GIVEN REQUEST =
Return all of the data exactly, with nothing left out but the pictures.

GIVEN DATA =
________________________________________
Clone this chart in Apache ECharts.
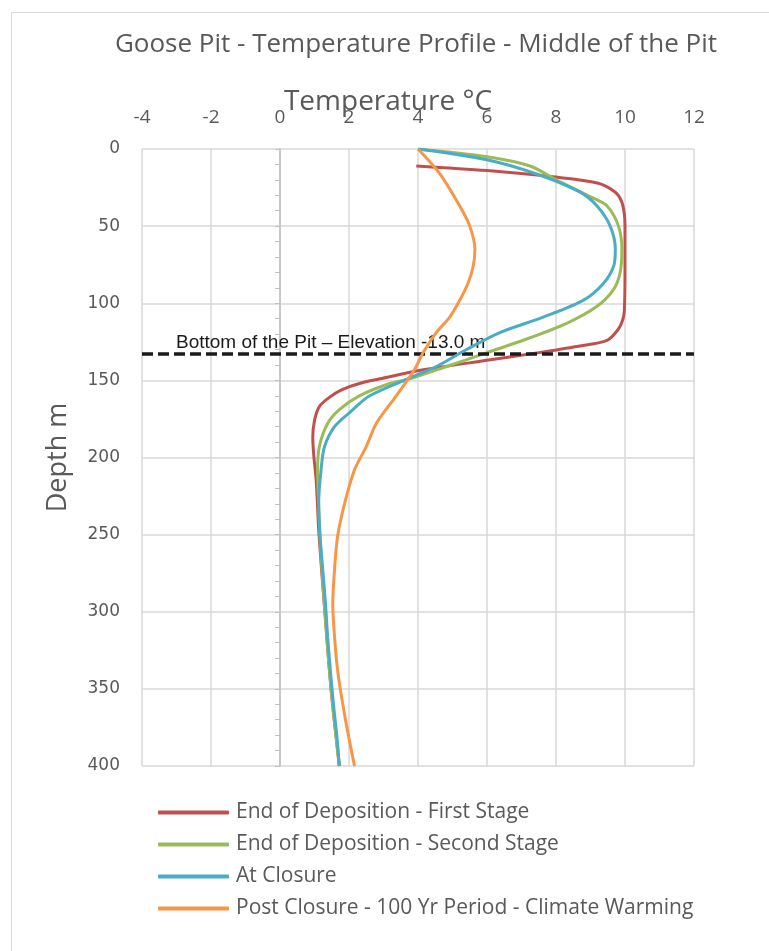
<!DOCTYPE html>
<html>
<head>
<meta charset="utf-8">
<script src="https://cdn.jsdelivr.net/npm/echarts@6/dist/echarts.min.js"></script>
<style>
html,body{margin:0;padding:0;background:#fff;}
#chart{width:769px;height:951px;}
</style>
</head>
<body>
<div id="chart"></div>
<script>
const seriesNames = [
  'End of Deposition - First Stage',
  'End of Deposition - Second Stage',
  'At Closure',
  'Post Closure - 100 Yr Period - Climate Warming'
];
const depthRed = [11, 14, 18, 22, 28, 34, 42, 50, 80, 105, 111, 117, 124, 128, 132, 137, 143, 149, 152, 156, 161, 167, 176, 187, 199, 215, 250, 300, 350, 400];
const tempRed  = [3.95, 6.0, 7.9, 9.2, 9.72, 9.9, 9.98, 10.0, 10.0, 9.98, 9.93, 9.8, 9.48, 8.6, 7.5, 6.0, 4.2, 2.9, 2.3, 1.8, 1.43, 1.14, 1.0, 0.95, 0.98, 1.05, 1.13, 1.3, 1.48, 1.72];
const depthGreen = [0, 5, 11, 20, 31, 37, 50, 65, 80, 91, 102, 113, 124, 132, 141, 149, 152, 160, 169, 178, 193, 208, 230, 260, 300, 350, 400];
const tempGreen  = [4.0, 6.0, 7.25, 8.0, 9.0, 9.48, 9.81, 9.91, 9.86, 9.67, 9.19, 8.31, 7.05, 6.0, 4.83, 3.76, 3.18, 2.3, 1.72, 1.38, 1.14, 1.09, 1.12, 1.18, 1.3, 1.48, 1.72];
const depthBlue = [0, 7, 17, 28, 37, 50, 65, 76, 87, 98, 109, 119, 130, 141, 149, 160, 171, 180, 193, 208, 230, 251, 273, 295, 316, 338, 360, 381, 400];
const tempBlue  = [4.0, 6.0, 7.54, 8.7, 9.19, 9.57, 9.72, 9.67, 9.38, 8.80, 7.63, 6.37, 5.41, 4.53, 3.7, 2.6, 2.01, 1.58, 1.29, 1.19, 1.12, 1.16, 1.24, 1.32, 1.38, 1.46, 1.55, 1.65, 1.72];
const depthOrange = [0, 16, 37, 50, 65, 76, 87, 98, 109, 119, 132, 143, 149, 160, 178, 193, 208, 230, 251, 273, 295, 316, 338, 360, 381, 400];
const tempOrange  = [4.0, 4.63, 5.21, 5.5, 5.65, 5.6, 5.45, 5.21, 4.92, 4.53, 4.15, 3.9, 3.72, 3.37, 2.79, 2.5, 2.16, 1.87, 1.67, 1.58, 1.53, 1.58, 1.67, 1.82, 1.99, 2.16];
const xTicks = [-4, -2, 0, 2, 4, 6, 8, 10, 12];
const yTicks = [0, 50, 100, 150, 200, 250, 300, 350, 400];
const pitBottomDepth = 133;
const pitBottomLabel = 'Bottom of the Pit \u2013 Elevation -13.0 m';

const colors = ['#C0504D', '#9BBB59', '#4BACC6', '#F79646'];
const pair = (t, d) => t.map((v, i) => [v, d[i]]);
const datasets = [pair(tempRed, depthRed), pair(tempGreen, depthGreen), pair(tempBlue, depthBlue), pair(tempOrange, depthOrange)];

const chart = echarts.init(document.getElementById('chart'));
const gray = '#595959';
const series = datasets.map((d, i) => ({
  name: seriesNames[i],
  type: 'line',
  data: d,
  showSymbol: false,
  symbol: 'none',
  smooth: 0.3,
  lineStyle: { width: 3, color: colors[i] },
  itemStyle: { color: colors[i] },
  z: 3 + i,
  animation: false
}));
series[0].markLine = {
  silent: true,
  symbol: ['none', 'none'],
  lineStyle: { color: '#1a1a1a', type: [11, 5], width: 3.5 },
  label: {
    show: true,
    position: 'insideStartTop',
    formatter: pitBottomLabel,
    color: '#1a1a1a',
    fontFamily: 'Liberation Sans',
    fontSize: 19,
    padding: [0, 0, 0, 32],
    distance: 2
  },
  data: [{ yAxis: pitBottomDepth }],
  animation: false
};

chart.setOption({
  animation: false,
  backgroundColor: '#fff',
  graphic: [{
    type: 'rect', left: 9, top: 10, shape: { width: 820, height: 1000 },
    style: { fill: 'none', stroke: '#d9d9d9', lineWidth: 1 }, silent: true
  }],
  title: {
    text: 'Goose Pit - Temperature Profile - Middle of the Pit',
    left: 411, top: 27, textAlign: 'center',
    textStyle: { fontFamily: 'Open Sans', fontSize: 26, fontWeight: 'normal', color: gray }
  },
  legend: {
    orient: 'vertical',
    left: 153, top: 797,
    icon: 'roundRect',
    itemWidth: 71, itemHeight: 4, itemGap: 11,
    textStyle: { fontFamily: 'Open Sans', fontSize: 21, color: gray, padding: [0, 0, 0, 2] },
    data: seriesNames
  },
  grid: { left: 142, top: 149, width: 552, height: 617, containLabel: false },
  xAxis: {
    type: 'value', position: 'top', min: -4, max: 12, interval: 2,
    name: 'Temperature \u00B0C', nameLocation: 'middle', nameGap: 33, nameMoveOverlap: false,
    nameTextStyle: { fontFamily: 'Open Sans', fontSize: 28, color: gray, padding: [0, 60, 0, 0] },
    axisLine: { show: false, onZero: false },
    axisTick: { show: false },
    axisLabel: { fontFamily: 'Open Sans', fontSize: 19, color: gray, margin: 22,
      formatter: v => xTicks.includes(v) ? String(v) : '' },
    splitLine: { show: true, lineStyle: { color: '#d9d9d9', width: 1.5 } }
  },
  yAxis: [{
    type: 'value', inverse: true, min: 0, max: 400, interval: 50, position: 'left',
    name: 'Depth m', nameLocation: 'middle', nameGap: 70, nameRotate: 90, nameMoveOverlap: false,
    nameTextStyle: { fontFamily: 'Open Sans', fontSize: 27, color: gray },
    axisLine: { show: false, onZero: false },
    axisTick: { show: false },
    axisLabel: { fontFamily: 'DejaVu Sans', fontSize: 17, color: gray, margin: 22,
      formatter: v => yTicks.includes(v) ? String(v) : '' },
    splitLine: { show: true, lineStyle: { color: '#d9d9d9', width: 1.5 } }
  }, {
    type: 'value', inverse: true, min: 0, max: 400, interval: 10, position: 'left',
    axisLine: { show: true, onZero: true, lineStyle: { color: '#bfbfbf', width: 1.5 } },
    axisTick: { show: true, length: 5, lineStyle: { color: '#bfbfbf' } },
    axisLabel: { show: false },
    splitLine: { show: false }
  }],
  series: series
});
</script>
</body>
</html>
________________________________________
SOLUTION FOR THIS EXERCISE =
Clone this chart in Apache ECharts.
<!DOCTYPE html>
<html>
<head>
<meta charset="utf-8">
<script src="https://cdn.jsdelivr.net/npm/echarts@6/dist/echarts.min.js"></script>
<style>
html,body{margin:0;padding:0;background:#fff;}
#chart{width:769px;height:951px;}
</style>
</head>
<body>
<div id="chart"></div>
<script>
const seriesNames = [
  'End of Deposition - First Stage',
  'End of Deposition - Second Stage',
  'At Closure',
  'Post Closure - 100 Yr Period - Climate Warming'
];
const depthRed = [11, 14, 18, 22, 28, 34, 42, 50, 80, 105, 111, 117, 124, 128, 132, 137, 143, 149, 152, 156, 161, 167, 176, 187, 199, 215, 250, 300, 350, 400];
const tempRed  = [3.95, 6.0, 7.9, 9.2, 9.72, 9.9, 9.98, 10.0, 10.0, 9.98, 9.93, 9.8, 9.48, 8.6, 7.5, 6.0, 4.2, 2.9, 2.3, 1.8, 1.43, 1.14, 1.0, 0.95, 0.98, 1.05, 1.13, 1.3, 1.48, 1.72];
const depthGreen = [0, 5, 11, 20, 31, 37, 50, 65, 80, 91, 102, 113, 124, 132, 141, 149, 152, 160, 169, 178, 193, 208, 230, 260, 300, 350, 400];
const tempGreen  = [4.0, 6.0, 7.25, 8.0, 9.0, 9.48, 9.81, 9.91, 9.86, 9.67, 9.19, 8.31, 7.05, 6.0, 4.83, 3.76, 3.18, 2.3, 1.72, 1.38, 1.14, 1.09, 1.12, 1.18, 1.3, 1.48, 1.72];
const depthBlue = [0, 7, 17, 28, 37, 50, 65, 76, 87, 98, 109, 119, 130, 141, 149, 160, 171, 180, 193, 208, 230, 251, 273, 295, 316, 338, 360, 381, 400];
const tempBlue  = [4.0, 6.0, 7.54, 8.7, 9.19, 9.57, 9.72, 9.67, 9.38, 8.80, 7.63, 6.37, 5.41, 4.53, 3.7, 2.6, 2.01, 1.58, 1.29, 1.19, 1.12, 1.16, 1.24, 1.32, 1.38, 1.46, 1.55, 1.65, 1.72];
const depthOrange = [0, 16, 37, 50, 65, 76, 87, 98, 109, 119, 132, 143, 149, 160, 178, 193, 208, 230, 251, 273, 295, 316, 338, 360, 381, 400];
const tempOrange  = [4.0, 4.63, 5.21, 5.5, 5.65, 5.6, 5.45, 5.21, 4.92, 4.53, 4.15, 3.9, 3.72, 3.37, 2.79, 2.5, 2.16, 1.87, 1.67, 1.58, 1.53, 1.58, 1.67, 1.82, 1.99, 2.16];
const xTicks = [-4, -2, 0, 2, 4, 6, 8, 10, 12];
const yTicks = [0, 50, 100, 150, 200, 250, 300, 350, 400];
const pitBottomDepth = 133;
const pitBottomLabel = 'Bottom of the Pit \u2013 Elevation -13.0 m';

const colors = ['#C0504D', '#9BBB59', '#4BACC6', '#F79646'];
const pair = (t, d) => t.map((v, i) => [v, d[i]]);
const datasets = [pair(tempRed, depthRed), pair(tempGreen, depthGreen), pair(tempBlue, depthBlue), pair(tempOrange, depthOrange)];

const chart = echarts.init(document.getElementById('chart'));
const gray = '#595959';
const series = datasets.map((d, i) => ({
  name: seriesNames[i],
  type: 'line',
  data: d,
  showSymbol: false,
  symbol: 'none',
  smooth: 0.3,
  lineStyle: { width: 3, color: colors[i] },
  itemStyle: { color: colors[i] },
  z: 3 + i,
  animation: false
}));
series[0].markLine = {
  silent: true,
  symbol: ['none', 'none'],
  lineStyle: { color: '#1a1a1a', type: [11, 5], width: 3.5 },
  label: {
    show: true,
    position: 'insideStartTop',
    formatter: pitBottomLabel,
    color: '#1a1a1a',
    fontFamily: 'Liberation Sans',
    fontSize: 19,
    padding: [0, 0, 0, 32],
    distance: 2
  },
  data: [{ yAxis: pitBottomDepth }],
  animation: false
};

chart.setOption({
  animation: false,
  backgroundColor: '#fff',
  graphic: [{
    type: 'rect', left: 9, top: 10, shape: { width: 820, height: 1000 },
    style: { fill: 'none', stroke: '#d9d9d9', lineWidth: 1 }, silent: true
  }],
  title: {
    text: 'Goose Pit - Temperature Profile - Middle of the Pit',
    left: 411, top: 27, textAlign: 'center',
    textStyle: { fontFamily: 'Open Sans', fontSize: 26, fontWeight: 'normal', color: gray }
  },
  legend: {
    orient: 'vertical',
    left: 153, top: 797,
    icon: 'roundRect',
    itemWidth: 71, itemHeight: 4, itemGap: 11,
    textStyle: { fontFamily: 'Open Sans', fontSize: 21, color: gray, padding: [0, 0, 0, 2] },
    data: seriesNames
  },
  grid: { left: 142, top: 149, width: 552, height: 617, containLabel: false },
  xAxis: {
    type: 'value', position: 'top', min: -4, max: 12, interval: 2,
    name: 'Temperature \u00B0C', nameLocation: 'middle', nameGap: 33, nameMoveOverlap: false,
    nameTextStyle: { fontFamily: 'Open Sans', fontSize: 28, color: gray, padding: [0, 60, 0, 0] },
    axisLine: { show: false, onZero: false },
    axisTick: { show: false },
    axisLabel: { fontFamily: 'Open Sans', fontSize: 19, color: gray, margin: 22,
      formatter: v => xTicks.includes(v) ? String(v) : '' },
    splitLine: { show: true, lineStyle: { color: '#d9d9d9', width: 1.5 } }
  },
  yAxis: [{
    type: 'value', inverse: true, min: 0, max: 400, interval: 50, position: 'left',
    name: 'Depth m', nameLocation: 'middle', nameGap: 70, nameRotate: 90, nameMoveOverlap: false,
    nameTextStyle: { fontFamily: 'Open Sans', fontSize: 27, color: gray },
    axisLine: { show: false, onZero: false },
    axisTick: { show: false },
    axisLabel: { fontFamily: 'DejaVu Sans', fontSize: 17, color: gray, margin: 22,
      formatter: v => yTicks.includes(v) ? String(v) : '' },
    splitLine: { show: true, lineStyle: { color: '#d9d9d9', width: 1.5 } }
  }, {
    type: 'value', inverse: true, min: 0, max: 400, interval: 10, position: 'left',
    axisLine: { show: true, onZero: true, lineStyle: { color: '#bfbfbf', width: 1.5 } },
    axisTick: { show: true, length: 5, lineStyle: { color: '#bfbfbf' } },
    axisLabel: { show: false },
    splitLine: { show: false }
  }],
  series: series
});
</script>
</body>
</html>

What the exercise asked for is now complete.